O primeiro-ministro israelense, Benjamin Netanyahu, afirmou que lançaria uma nova ofensiva para desmantelar os redutos do Hamas em Gaza, onde a crise de fome se agrava após 22 meses de guerra.

“Anas al-Sharif e seus colegas estavam entre as últimas vozes restantes em Gaza a transmitir a trágica realidade ao mundo”, afirmou a Al Jazeera.

A assessoria de imprensa do governo de Gaza, administrada pelo Hamas, informou que 237 jornalistas foram mortos desde o início da guerra em 7 de outubro de 2023. O CPJ afirmou que pelo menos 186 jornalistas foram mortos no conflito de Gaza.

Relação conflituosa

Em 2024, Israel baniu o funcionamento da Al Jazeera no país, alegando que sua cobertura representava uma ameaça à segurança nacional.

À época, a proibição veio na esteira de uma lei aprovada em abril pelo Knesset, o Parlamento de Israel, que autorizou o fechamento de emissoras estrangeiras que ameacem a segurança nacional diante da guerra que o país trava contra o Hamas na Faixa de Gaza. No mesmo ano, militares invadiram e fecharam uma sucursal da emissora na Cisjordânia ocupada.

A emissora catari foi fundada em 1996 e se destacou internacionalmente pela sua cobertura também crítica do mundo árabe. Israel, por sua vez, tem uma relação tensa com a organização de mídia, cuja cobertura da guerra em Gaza tem focado especialmente no lado dos palestinos.

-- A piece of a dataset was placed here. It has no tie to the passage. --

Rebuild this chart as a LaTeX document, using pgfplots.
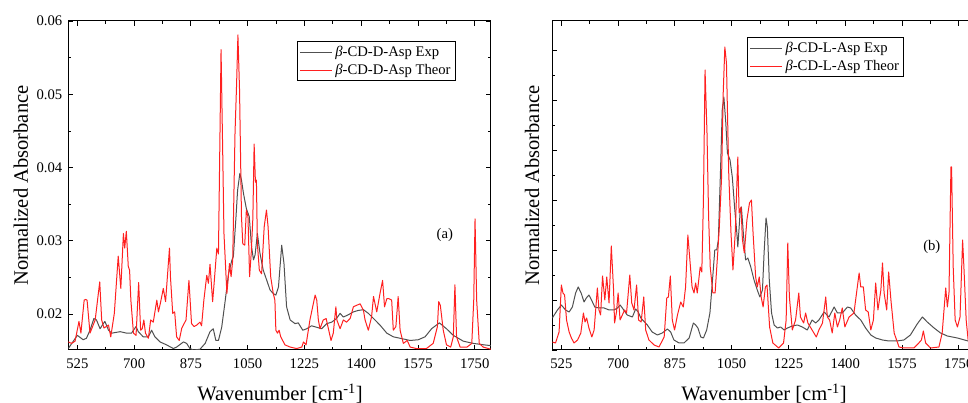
\documentclass[border=0pt]{standalone}
\usepackage{fontspec}
\setmainfont{Liberation Serif}
\usepackage{pgfplots}
\pgfplotsset{compat=1.18}
\definecolor{expgray}{HTML}{505050}
\definecolor{thred}{HTML}{FF2020}

\pgfplotstableread{
x y
497 0.0153
525 0.0171
543 0.0165
553 0.0167
564 0.0178
576 0.0194
584 0.0192
595 0.0180
605 0.0187
610 0.0190
621 0.0178
631 0.0174
657 0.0176
677 0.0174
692 0.0174
706 0.0183
713 0.0176
728 0.0169
744 0.0169
754 0.0178
764 0.0169
780 0.0162
800 0.0158
821 0.0153
831 0.0155
852 0.0162
862 0.0160
872 0.0153
883 0.0151
903 0.0152
919 0.0160
934 0.0176
944 0.0180
952 0.0164
960 0.0164
970 0.0182
981 0.0219
991 0.0255
1001 0.0273
1006 0.0279
1014 0.0332
1019 0.0369
1026 0.0392
1031 0.0383
1037 0.0365
1046 0.0344
1055 0.0333
1062 0.0292
1068 0.0274
1073 0.0281
1080 0.0310
1088 0.0283
1098 0.0260
1109 0.0246
1119 0.0233
1129 0.0228
1137 0.0226
1145 0.0237
1155 0.0294
1162 0.0269
1170 0.0210
1181 0.0192
1196 0.0187
1206 0.0188
1220 0.0178
1232 0.0180
1247 0.0184
1263 0.0182
1278 0.0180
1294 0.0187
1309 0.0189
1324 0.0194
1335 0.0201
1345 0.0196
1360 0.0199
1376 0.0203
1391 0.0205
1407 0.0206
1422 0.0201
1438 0.0194
1458 0.0185
1479 0.0174
1499 0.0169
1520 0.0167
1551 0.0164
1576 0.0165
1597 0.0169
1617 0.0180
1641 0.0188
1663 0.0180
1684 0.0171
1715 0.0163
1746 0.0160
1779 0.0158
1800 0.0157
}\expD

\pgfplotstableread{
x y
497 0.0162
507 0.0160
518 0.0163
530 0.0190
536 0.0174
546 0.0219
550 0.0220
555 0.0219
564 0.0174
580 0.0192
594 0.0244
600 0.0192
607 0.0181
621 0.0185
628 0.0169
639 0.0201
651 0.0279
659 0.0235
667 0.0310
671 0.0290
676 0.0313
682 0.0265
686 0.0260
690 0.0219
698 0.0174
706 0.0171
714 0.0243
720 0.0178
725 0.0180
730 0.0192
735 0.0174
744 0.0167
751 0.0192
759 0.0189
770 0.0219
775 0.0203
782 0.0217
790 0.0235
797 0.0217
809 0.0290
812 0.0251
819 0.0201
825 0.0203
831 0.0169
839 0.0164
847 0.0181
860 0.0192
869 0.0246
877 0.0187
885 0.0183
893 0.0185
903 0.0189
908 0.0184
915 0.0219
924 0.0253
929 0.0242
934 0.0268
942 0.0217
947 0.0244
955 0.0290
960 0.0282
968 0.0561
973 0.0424
977 0.0310
986 0.0228
994 0.0269
999 0.0251
1004 0.0274
1011 0.0446
1016 0.0515
1020 0.0581
1025 0.0506
1031 0.0333
1035 0.0296
1041 0.0294
1046 0.0342
1051 0.0333
1056 0.0251
1061 0.0283
1066 0.0330
1070 0.0432
1074 0.0380
1077 0.0383
1080 0.0296
1086 0.0260
1093 0.0255
1101 0.0319
1108 0.0342
1113 0.0319
1121 0.0251
1129 0.0228
1134 0.0219
1137 0.0178
1142 0.0174
1147 0.0178
1152 0.0169
1165 0.0158
1181 0.0155
1201 0.0153
1217 0.0155
1222 0.0162
1230 0.0158
1242 0.0192
1258 0.0226
1263 0.0219
1268 0.0192
1273 0.0180
1283 0.0192
1292 0.0194
1300 0.0178
1307 0.0164
1314 0.0174
1322 0.0210
1325 0.0192
1335 0.0180
1345 0.0192
1355 0.0189
1366 0.0194
1376 0.0210
1386 0.0212
1397 0.0214
1407 0.0205
1412 0.0192
1422 0.0178
1432 0.0196
1438 0.0224
1448 0.0203
1458 0.0228
1466 0.0246
1472 0.0210
1479 0.0221
1486 0.0221
1494 0.0219
1499 0.0178
1507 0.0183
1514 0.0224
1520 0.0178
1530 0.0160
1542 0.0164
1551 0.0155
1570 0.0153
1601 0.0153
1622 0.0160
1635 0.0183
1639 0.0217
1644 0.0212
1653 0.0178
1663 0.0158
1676 0.0155
1684 0.0169
1689 0.0240
1694 0.0169
1705 0.0155
1726 0.0155
1741 0.0160
1747 0.0219
1751 0.0330
1756 0.0219
1764 0.0160
1776 0.0155
1800 0.0152
}\thD

\pgfplotstableread{
x y
497 0.0182
513 0.0190
525 0.0195
538 0.0190
549 0.0188
559 0.0193
569 0.0207
577 0.0213
586 0.0207
595 0.0198
602 0.0202
610 0.0205
618 0.0200
628 0.0193
641 0.0192
657 0.0192
672 0.0190
687 0.0190
698 0.0192
706 0.0195
713 0.0192
728 0.0185
744 0.0183
754 0.0191
762 0.0188
770 0.0182
790 0.0175
805 0.0168
821 0.0165
836 0.0167
852 0.0171
862 0.0168
872 0.0160
888 0.0157
903 0.0157
919 0.0162
932 0.0177
939 0.0175
946 0.0172
955 0.0163
963 0.0162
973 0.0170
983 0.0187
991 0.0220
998 0.0250
1004 0.0250
1009 0.0260
1016 0.0333
1021 0.0390
1026 0.0403
1032 0.0377
1037 0.0347
1045 0.0340
1052 0.0323
1059 0.0293
1066 0.0267
1069 0.0253
1076 0.0287
1080 0.0293
1086 0.0267
1093 0.0240
1100 0.0242
1109 0.0233
1119 0.0220
1129 0.0210
1137 0.0203
1145 0.0210
1150 0.0247
1156 0.0282
1160 0.0273
1166 0.0220
1173 0.0187
1181 0.0175
1191 0.0172
1201 0.0173
1212 0.0170
1222 0.0172
1237 0.0174
1253 0.0175
1268 0.0173
1283 0.0170
1298 0.0180
1309 0.0177
1319 0.0180
1335 0.0188
1350 0.0183
1366 0.0193
1376 0.0187
1391 0.0187
1407 0.0193
1417 0.0192
1432 0.0185
1448 0.0180
1463 0.0172
1479 0.0165
1494 0.0162
1515 0.0160
1535 0.0159
1559 0.0159
1581 0.0160
1601 0.0165
1622 0.0176
1638 0.0183
1653 0.0178
1674 0.0172
1694 0.0167
1715 0.0164
1746 0.0162
1779 0.0159
1800 0.0158
}\expL

\pgfplotstableread{
x y
497 0.0158
507 0.0157
518 0.0168
525 0.0215
530 0.0207
535 0.0205
541 0.0180
549 0.0168
556 0.0162
564 0.0157
575 0.0160
585 0.0167
593 0.0187
598 0.0178
603 0.0182
610 0.0172
619 0.0163
626 0.0170
636 0.0212
641 0.0190
646 0.0185
652 0.0224
659 0.0200
665 0.0223
672 0.0197
679 0.0254
686 0.0210
689 0.0177
695 0.0188
700 0.0207
706 0.0180
713 0.0185
720 0.0190
726 0.0187
736 0.0225
742 0.0197
749 0.0190
757 0.0215
763 0.0180
771 0.0178
779 0.0203
785 0.0170
795 0.0160
811 0.0155
826 0.0153
842 0.0163
850 0.0202
855 0.0203
861 0.0224
867 0.0180
874 0.0170
883 0.0185
893 0.0198
901 0.0193
908 0.0213
915 0.0265
922 0.0237
928 0.0213
934 0.0207
939 0.0217
944 0.0207
953 0.0233
958 0.0228
963 0.0300
968 0.0430
974 0.0367
979 0.0283
984 0.0233
992 0.0207
999 0.0207
1007 0.0247
1012 0.0273
1019 0.0323
1024 0.0407
1029 0.0453
1034 0.0437
1041 0.0327
1048 0.0267
1054 0.0230
1061 0.0267
1069 0.0343
1073 0.0287
1079 0.0293
1083 0.0261
1089 0.0247
1097 0.0280
1105 0.0297
1111 0.0300
1116 0.0267
1124 0.0223
1129 0.0213
1135 0.0223
1141 0.0203
1147 0.0193
1154 0.0213
1159 0.0215
1167 0.0173
1177 0.0157
1195 0.0152
1210 0.0157
1218 0.0180
1223 0.0257
1228 0.0203
1237 0.0170
1247 0.0180
1257 0.0207
1262 0.0183
1272 0.0177
1278 0.0187
1285 0.0177
1298 0.0170
1311 0.0163
1319 0.0170
1330 0.0177
1340 0.0203
1345 0.0183
1352 0.0180
1360 0.0167
1368 0.0187
1376 0.0173
1383 0.0180
1391 0.0192
1399 0.0173
1412 0.0183
1427 0.0187
1435 0.0207
1443 0.0227
1448 0.0213
1456 0.0213
1463 0.0190
1471 0.0188
1479 0.0170
1487 0.0180
1494 0.0217
1501 0.0190
1510 0.0210
1515 0.0237
1520 0.0207
1528 0.0190
1534 0.0228
1541 0.0200
1551 0.0167
1566 0.0153
1581 0.0152
1612 0.0152
1627 0.0157
1635 0.0160
1641 0.0169
1648 0.0157
1663 0.0152
1689 0.0153
1699 0.0167
1710 0.0212
1715 0.0193
1720 0.0207
1726 0.0333
1728 0.0333
1733 0.0233
1739 0.0180
1746 0.0173
1754 0.0183
1762 0.0260
1766 0.0233
1773 0.0180
1779 0.0160
1800 0.0155
}\thL

\pgfplotsset{
  spec/.style={
    scale only axis, width=317pt, height=246.75pt,
    xmin=497, xmax=1800,
    xtick={525,700,875,1050,1225,1400,1575,1750},
    minor x tick num=1, minor y tick num=1,
    tick align=inside, xtick pos=both, ytick pos=both,
    major tick length=3.5pt, minor tick length=2pt,
    axis line style={black, line width=0.75pt},
    tick style={black, line width=0.6pt},
    /pgf/number format/assume math mode=true,
    /pgf/number format/1000 sep={},
    every tick label/.append style={font=\fontsize{11}{13}\selectfont},
    xticklabel style={yshift=-3pt},
    yticklabel style={xshift=-1pt},
    scaled y ticks=false,
    xlabel={Wavenumber [cm\textsuperscript{-1}]},
    ylabel={Normalized Absorbance},
    label style={font=\fontsize{15.4}{18}\selectfont},
    xlabel style={at={(axis description cs:0.501,-0.152)}, anchor=base},
    legend style={font=\fontsize{11}{14}\selectfont, draw=black, line width=0.75pt,
      anchor=north west, cells={anchor=west}, inner sep=1.5pt},
    legend image code/.code={\draw[#1, line width=0.75pt] (0cm,0cm) -- (0.85cm,0cm);},
  },
  expline/.style={expgray, line width=0.75pt, line join=round},
  thline/.style={thred, line width=0.75pt, line join=round},
}

\begin{document}
\begin{tikzpicture}
\begin{axis}[spec, at={(0pt,0pt)}, anchor=south west,
  ymin=0.0151, ymax=0.06,
  ytick={0.02,0.03,0.04,0.05,0.06},
  yticklabel style={/pgf/number format/fixed, /pgf/number format/precision=2,
    /pgf/number format/fixed zerofill},
  ylabel style={at={(axis description cs:-0.112,0.5)}, anchor=center},
  legend style={at={(0.541,0.939)}},
]
\addplot[expline] table {\expD};
\addlegendentry{\textit{β}-CD-D-Asp Exp}
\addplot[thline] table {\thD};
\addlegendentry{\textit{β}-CD-D-Asp Theor}
\node[font=\fontsize{11}{13}\selectfont] at (axis description cs:0.891,0.35) {(a)};
\end{axis}
\begin{axis}[spec, at={(363pt,0pt)}, anchor=south west,
  ymin=0.015, ymax=0.0479,
  ytick={0.015,0.02,0.025,0.03,0.035,0.04,0.045},
  yticklabels={},
  ylabel style={at={(axis description cs:-0.048,0.5)}, anchor=center},
  legend style={at={(0.461,0.951)}},
]
\addplot[expline] table {\expL};
\addlegendentry{\textit{β}-CD-L-Asp Exp}
\addplot[thline] table {\thL};
\addlegendentry{\textit{β}-CD-L-Asp Theor}
\node[font=\fontsize{11}{13}\selectfont] at (axis description cs:0.898,0.313) {(b)};
\end{axis}
\pgfresetboundingbox
\path[use as bounding box] (-51.2pt,-39.75pt) rectangle (674.8pt,262.5pt);
\end{tikzpicture}
\end{document}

Israel costuma acusar o canal de atuar em parceria com o Hamas e fazer propaganda do grupo radical islâmico.

Na última década, A Arábia Saudita e a Jordânia também chegaram a fechar redações locais do canal. O sinal da emissora também já foi bloqueado nos Emirados Árabes Unidos, no Egito, na Síria e no Bahrein.

Um dos poucos veículos de imprensa que seguiu funcionando em Gaza após o início do conflito, em 7 de outubro de 2023 – quando o Hamas perpetrou uma ofensiva terrorista contra Israel –, a Al Jazeera transmitiu imagens e vídeos de bombardeios aéreos mortais e hospitais lotados sob fogo israelense.

Em janeiro de 2024, a emissora já havia acusado as forças de Israel de matarem deliberadamente dois dos seus jornalistas em Gaza. Em 2022, o canal também acusou tropas israelenses de assassinarem a jornalista palestina-americana Shireen Abu Akleh.